The Sunbeam Lotus gave Talbot a completely different kind of glory. Its 1981 WRC manufacturers’ title remains one of the great giant-killing stories of rallying. For Australian enthusiasts, that matters because our local collector culture has always had room for homologation specials, gravel-bred heroes and compact performance cars with a proper reason to exist.
Local support is stronger than many assume. In Victoria, the Sunbeam & Talbot Car Club covers Talbot Sunbeams and Lotus cars. In New South Wales, the Sunbeam Owners’ Club also welcomes the model. For earlier cars, the STD Register Australia helps keep the pre-war and immediate post-war history alive. That club network is important because Australian Talbot ownership is rarely about walking into a local parts counter. It is about relationships, archives, cross-border sourcing and knowing who has already solved the problem you are about to pay for.
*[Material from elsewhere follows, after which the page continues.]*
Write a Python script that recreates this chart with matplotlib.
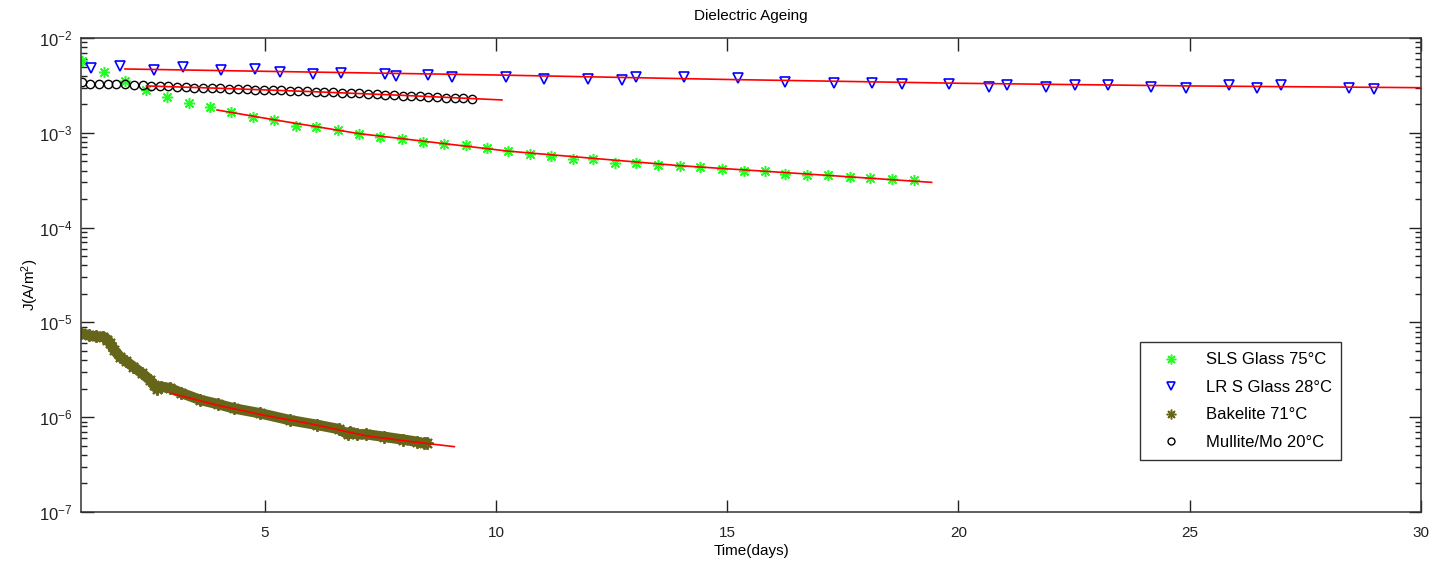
import math
import matplotlib
matplotlib.use('Agg')
import matplotlib.pyplot as plt
from matplotlib.lines import Line2D
from matplotlib.ticker import FixedLocator, FuncFormatter, NullFormatter

plt.rcParams['font.family'] = ['Liberation Sans', 'DejaVu Sans']
plt.rcParams['mathtext.default'] = 'regular'

# SLS Glass 75C (green asterisks)
sls_t = [1.04, 1.53, 1.97, 2.43, 2.88, 3.36, 3.81, 4.28, 4.74, 5.21, 5.67, 6.12,
         6.59, 7.04, 7.50, 7.96, 8.43, 8.88, 9.35, 9.81, 10.27, 10.73, 11.20, 11.67,
         12.10, 12.57, 13.03, 13.51, 13.97, 14.41, 14.88, 15.36, 15.81, 16.25, 16.72,
         17.19, 17.65, 18.09, 18.57, 19.03]
sls_j = [5.77e-3, 4.35e-3, 3.52e-3, 2.83e-3, 2.37e-3, 2.08e-3, 1.86e-3, 1.66e-3,
         1.46e-3, 1.36e-3, 1.18e-3, 1.14e-3, 1.07e-3, 9.7e-4, 9.1e-4, 8.6e-4, 8.0e-4,
         7.6e-4, 7.4e-4, 6.97e-4, 6.43e-4, 6.02e-4, 5.74e-4, 5.30e-4, 5.33e-4, 4.80e-4,
         4.80e-4, 4.60e-4, 4.50e-4, 4.36e-4, 4.18e-4, 3.95e-4, 3.95e-4, 3.67e-4,
         3.56e-4, 3.61e-4, 3.39e-4, 3.36e-4, 3.23e-4, 3.18e-4]
sls_fit_t = [3.97, 5.21, 7.04, 10.27, 13.97, 17.19, 19.42]
sls_fit_j = [1.74e-3, 1.37e-3, 9.8e-4, 6.4e-4, 4.5e-4, 3.55e-4, 3.0e-4]

# LR S Glass 28C (blue triangles)
lrs_t = [1.25, 1.87, 2.60, 3.24, 4.06, 4.79, 5.33, 6.05, 6.66, 7.61, 7.84, 8.54,
         9.06, 10.21, 11.05, 11.98, 12.72, 13.03, 14.06, 15.23, 16.25, 17.30, 18.13,
         18.77, 19.80, 20.65, 21.05, 21.90, 22.52, 23.24, 24.17, 24.91, 25.84, 26.46,
         26.98, 28.44, 28.98]
lrs_j = [4.79e-3, 5.07e-3, 4.60e-3, 4.90e-3, 4.60e-3, 4.71e-3, 4.41e-3, 4.14e-3,
         4.27e-3, 4.17e-3, 3.98e-3, 4.04e-3, 3.85e-3, 3.88e-3, 3.70e-3, 3.70e-3,
         3.58e-3, 3.88e-3, 3.88e-3, 3.79e-3, 3.46e-3, 3.38e-3, 3.38e-3, 3.27e-3,
         3.25e-3, 3.06e-3, 3.19e-3, 3.06e-3, 3.19e-3, 3.19e-3, 3.06e-3, 2.94e-3,
         3.22e-3, 2.97e-3, 3.22e-3, 2.97e-3, 2.87e-3]
lrs_fit_t = [1.98, 5.0, 10.0, 15.0, 20.0, 25.0, 30.0]
lrs_fit_j = [4.71e-3, 4.45e-3, 4.07e-3, 3.65e-3, 3.33e-3, 3.12e-3, 2.99e-3]

# Bakelite 71C (olive asterisks, dense record)
bak_t = [1.03, 1.20, 1.35, 1.51, 1.60, 1.66, 1.75, 1.87, 2.00, 2.16, 2.35, 2.52,
         2.60, 2.67, 2.75, 2.96, 3.20, 3.61, 4.00, 4.33, 4.90, 5.55, 6.13, 6.60,
         6.80, 6.85, 7.00, 7.20, 7.57, 8.00, 8.30, 8.44, 8.50]
bak_j = [7.67e-6, 7.3e-6, 7.1e-6, 7.06e-6, 6.6e-6, 6.0e-6, 5.1e-6, 4.35e-6, 3.9e-6,
         3.41e-6, 2.9e-6, 2.47e-6, 2.2e-6, 2.0e-6, 2.1e-6, 2.02e-6, 1.8e-6, 1.52e-6,
         1.37e-6, 1.24e-6, 1.10e-6, 9.3e-7, 8.3e-7, 7.5e-7, 6.6e-7, 7.0e-7, 6.6e-7,
         6.6e-7, 6.22e-7, 5.8e-7, 5.5e-7, 5.3e-7, 5.4e-7]
bak_fit_t = [2.98, 4.0, 4.98, 6.0, 7.21, 8.2, 9.10]
bak_fit_j = [1.79e-6, 1.33e-6, 1.05e-6, 8.5e-7, 6.34e-7, 5.5e-7, 4.89e-7]

# Mullite/Mo 20C (black circles)
mul_t = [1.04, 1.23, 1.42, 1.61, 1.79, 1.98, 2.17, 2.36, 2.54, 2.73, 2.92, 3.11,
         3.29, 3.48, 3.67, 3.86, 4.04, 4.23, 4.42, 4.61, 4.79, 4.98, 5.17, 5.36,
         5.54, 5.73, 5.92, 6.11, 6.29, 6.48, 6.67, 6.86, 7.04, 7.23, 7.42, 7.61,
         7.79, 7.98, 8.17, 8.36, 8.54, 8.73, 8.92, 9.11, 9.29, 9.48]
mul_j = [3.41e-3, 3.25e-3, 3.24e-3, 3.24e-3, 3.25e-3, 3.25e-3, 3.20e-3, 3.16e-3,
         3.12e-3, 3.10e-3, 3.08e-3, 3.06e-3, 3.03e-3, 3.00e-3, 2.98e-3, 2.96e-3,
         2.94e-3, 2.92e-3, 2.90e-3, 2.88e-3, 2.86e-3, 2.84e-3, 2.82e-3, 2.80e-3,
         2.78e-3, 2.76e-3, 2.74e-3, 2.72e-3, 2.70e-3, 2.68e-3, 2.66e-3, 2.64e-3,
         2.61e-3, 2.58e-3, 2.55e-3, 2.52e-3, 2.50e-3, 2.47e-3, 2.45e-3, 2.42e-3,
         2.40e-3, 2.37e-3, 2.35e-3, 2.32e-3, 2.30e-3, 2.27e-3]
mul_fit_t = [2.45, 4.0, 6.0, 8.0, 10.13]
mul_fit_j = [3.12e-3, 2.95e-3, 2.72e-3, 2.48e-3, 2.22e-3]

labels = ['SLS Glass 75°C', 'LR S Glass 28°C', 'Bakelite 71°C', 'Mullite/Mo 20°C']
x_ticks = [5, 10, 15, 20, 25, 30]

green = '#22ff22'
blue = '#0000ff'
olive = '#66661a'
asterisk = (8, 2, 0)

fig = plt.figure(figsize=(14.32, 5.66), dpi=100)
ax = fig.add_axes([0.0566, 0.0954, 0.9357, 0.8375])

ax.plot(sls_t, sls_j, linestyle='none', marker=asterisk, ms=8, mew=1.1, color=green)
ax.plot(lrs_t, lrs_j, linestyle='none', marker='v', ms=6.5, mew=1.2, mfc='none', mec=blue)
ax.plot(bak_t, bak_j, '-', lw=7.5, color=olive, solid_capstyle='round')
ax.plot(bak_t, bak_j, linestyle='none', marker=asterisk, ms=9, mew=1.4, color=olive)
ax.plot(mul_t, mul_j, linestyle='none', marker='o', ms=6, mew=1.0, mfc='none', mec='black')

for ft, fj in [(sls_fit_t, sls_fit_j), (lrs_fit_t, lrs_fit_j),
               (bak_fit_t, bak_fit_j), (mul_fit_t, mul_fit_j)]:
    ax.plot(ft, fj, '-', color='red', lw=1.2, zorder=5)

ax.set_yscale('log')
ax.set_xlim(1.03, 30)
ax.set_ylim(1e-7, 1e-2)
ax.xaxis.set_major_locator(FixedLocator(x_ticks))
ax.yaxis.set_major_formatter(FuncFormatter(lambda v, p: r'$10^{%d}$' % round(math.log10(v))))
ax.yaxis.set_minor_formatter(NullFormatter())
ax.tick_params(which='both', direction='in', top=True, right=True, colors='#222222')
ax.tick_params(which='major', length=9, width=1)
ax.tick_params(which='minor', length=4.5, width=1)
ax.tick_params(axis='x', which='major', labelsize=11, pad=10)
ax.tick_params(axis='y', which='major', labelsize=12, pad=6)
for s in ax.spines.values():
    s.set_linewidth(1.1)
    s.set_color('#333333')

ax.set_title('Dielectric Ageing', fontsize=11, pad=13)
ax.set_xlabel('Time(days)', fontsize=11)
ax.set_ylabel(r'J(A/m$^2$)', fontsize=11)
ax.xaxis.set_label_coords(0.5, -0.082, transform=ax.transAxes)
ax.yaxis.set_label_coords(-0.038, 0.48, transform=ax.transAxes)
ax.xaxis.label.set_va('center')
ax.yaxis.label.set_va('center')

handles = [
    Line2D([], [], linestyle='none', marker=asterisk, ms=7, mew=1.1, color=green),
    Line2D([], [], linestyle='none', marker='v', ms=6, mew=1.2, mfc='none', mec=blue),
    Line2D([], [], linestyle='none', marker=asterisk, ms=7, mew=1.1, color=olive),
    Line2D([], [], linestyle='none', marker='o', ms=5, mew=1.0, mfc='none', mec='black'),
]
leg = ax.legend(handles, labels, loc='lower left', bbox_to_anchor=(0.79, 0.11, 0.15, 0.253),
                mode='expand', fontsize=12, frameon=True, fancybox=False,
                borderpad=0.6, labelspacing=0.75, handletextpad=0.8, handlelength=2.6,
                borderaxespad=0)
leg.get_frame().set_edgecolor('black')
leg.get_frame().set_linewidth(1.0)

fig.savefig('out.png', dpi=100)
There is also a specifically Australian reason the Sunbeam Lotus stands out: it fits the country’s event culture. Historic rallies, regularity events, club runs and period-themed motorsport all reward a car that is compact, charismatic and mechanically understandable. A left-hand-drive Talbot-Lago may be a major collection piece, but a right-hand-drive Sunbeam Lotus is the Talbot you can imagine actually using.
Summary
To buy a Talbot in Australia is to choose between very different but equally legitimate collector paths.
If you want elite French coachbuilt history, the T150 and T26 Grand Sport deliver it at the highest level, but they demand serious capital and equally serious due diligence. If you want the Talbot that best fits Australian enthusiast life, the Sunbeam Lotus is the standout thanks to RHD availability, WRC heritage and strong club support. If you want value with style, the Samba Cabriolet and Murena remain the marque’s most interesting accessible buys.
The central buying lesson is simple: Talbot is a marque where provenance, originality and landed cost matter more than badge familiarity. Get those three right, and a Talbot can be one of the most rewarding non-obvious purchases on the market.